Aug 5, 2003, 12:42 PM
Post #9 of 9
Most search engines consist of two parts: searching and ranking.
Re: [benchivers] Efficient Search Engines
[In reply to]
To search for files/urls/whatever that contain a set of words, they usually use something called an "inverted hash tree". Two main indexes are generally needed, a word index and a document index. The document index is a simple mapping of id's to document locations (url's, file paths, what have you). The word index has an entry for each word found which contains the document id's of every document.
You would need two modules: one to index a document and another to find documents. Indexing is simple...you break up each document into words and add the new document id to the entries in the word index for each word found in the document.
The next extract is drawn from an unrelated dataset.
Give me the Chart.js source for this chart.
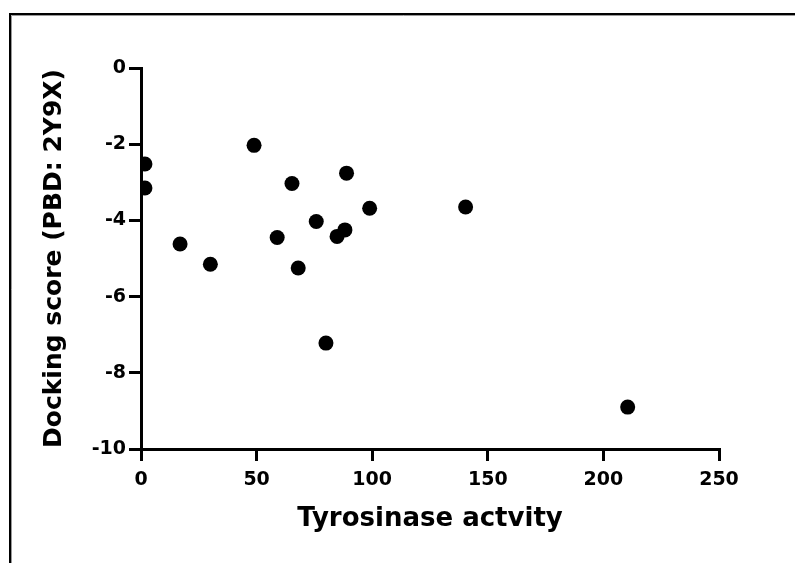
<!DOCTYPE html>
<html>
<head>
<meta charset="utf-8">
<script src="https://cdn.jsdelivr.net/npm/chart.js@4/dist/chart.umd.min.js"></script>
<style>
  html, body { margin: 0; padding: 0; background: #fff; }
  #wrap { width: 795px; height: 563px; position: relative; }
</style>
</head>
<body>
<div id="wrap"><canvas id="c" width="795" height="563"></canvas></div>
<script>
// Data
const tyrosinaseActivity = [1.7, 1.7, 16.9, 30.0, 48.9, 58.9, 65.3, 68.0, 75.8, 80.0, 84.8, 88.2, 88.9, 98.9, 140.4, 210.5];
const dockingScore      = [-2.52, -3.15, -4.62, -5.15, -2.03, -4.45, -3.03, -5.25, -4.03, -7.22, -4.42, -4.25, -2.76, -3.68, -3.65, -8.9];
const xTickRange = { min: 0, max: 250, step: 50 };
const yTickRange = { min: -10, max: 0, step: 2 };
const xTitle = 'Tyrosinase actvity';
const yTitle = 'Docking score (PBD: 2Y9X)';

const points = tyrosinaseActivity.map((x, i) => ({ x: x, y: dockingScore[i] }));
const FONT = '"DejaVu Sans", "Liberation Sans", Arial, sans-serif';

const framePlugin = {
  id: 'frame',
  beforeDraw(chart) {
    const ctx = chart.ctx;
    ctx.save();
    ctx.fillStyle = '#fff';
    ctx.fillRect(0, 0, chart.width, chart.height);
    ctx.strokeStyle = '#000';
    ctx.lineWidth = 2;
    ctx.beginPath();
    ctx.moveTo(10, chart.height);
    ctx.lineTo(10, 14);
    ctx.lineTo(chart.width, 14);
    ctx.stroke();
    ctx.strokeStyle = '#999';
    ctx.lineWidth = 1;
    ctx.beginPath();
    ctx.moveTo(11.5, chart.height);
    ctx.lineTo(11.5, 15.5);
    ctx.lineTo(chart.width, 15.5);
    ctx.stroke();
    ctx.restore();
  }
};

new Chart(document.getElementById('c'), {
  type: 'scatter',
  data: {
    datasets: [{
      data: points,
      backgroundColor: '#000',
      borderColor: '#000',
      borderWidth: 0,
      pointRadius: 7.5,
      pointHoverRadius: 7.5
    }]
  },
  options: {
    responsive: false,
    animation: false,
    events: [],
    layout: { padding: { left: 0, top: 68, right: 76, bottom: 0 } },
    plugins: { legend: { display: false }, tooltip: { enabled: false } },
    scales: {
      x: {
        type: 'linear',
        min: xTickRange.min, max: xTickRange.max,
        ticks: { stepSize: xTickRange.step, color: '#000', padding: 8, font: { family: FONT, size: 19, weight: 'bold' }, maxRotation: 0 },
        grid: { drawOnChartArea: false, drawTicks: true, tickLength: 12, color: '#000', lineWidth: 3 },
        border: { display: true, color: '#000', width: 3 },
        title: { display: true, text: xTitle, color: '#000', font: { family: FONT, size: 26, weight: 'bold' }, padding: { top: 0, bottom: 28 } },
        afterFit(scale) { scale.height = 563 - 449; }
      },
      y: {
        type: 'linear',
        min: yTickRange.min, max: yTickRange.max,
        ticks: { stepSize: yTickRange.step, color: '#000', padding: 3, font: { family: FONT, size: 19, weight: 'bold' } },
        grid: { drawOnChartArea: false, drawTicks: true, tickLength: 12, color: '#000', lineWidth: 3 },
        border: { display: true, color: '#000', width: 3 },
        title: { display: true, text: yTitle, color: '#000', font: { family: FONT, size: 25, weight: 'bold' }, padding: { top: 39, bottom: 0 } },
        afterFit(scale) { scale.width = 141; }
      }
    }
  },
  plugins: [framePlugin]
});
</script>
</body>
</html>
Finding documents can be a tad more complex depending on how much boolean logic you want to support. For example, if you want to do simple AND's for all search terms, the final search result is simply the intersection of all document id sets for each term. OR's are simply the union. Combinations of AND's and OR's can be derived easily.
How found documents are ranked varies considerablly from one search engine to the next. Google was unique in using links between documents to caculate rank. More traditional methods used word frequency, locality and other statistical measures.
Note, what I described is the bare-bone basics. I didn't cover common word filtering, contextual maps, part of speach filtering, word stemming, semantic approximation, synonym replacement and a blizzard of other techniques that seperate the men from the boys in the world of search engines.
In short, you could build a search engine using perl but I don't see why you'd want to given the wide variety of choices available out there.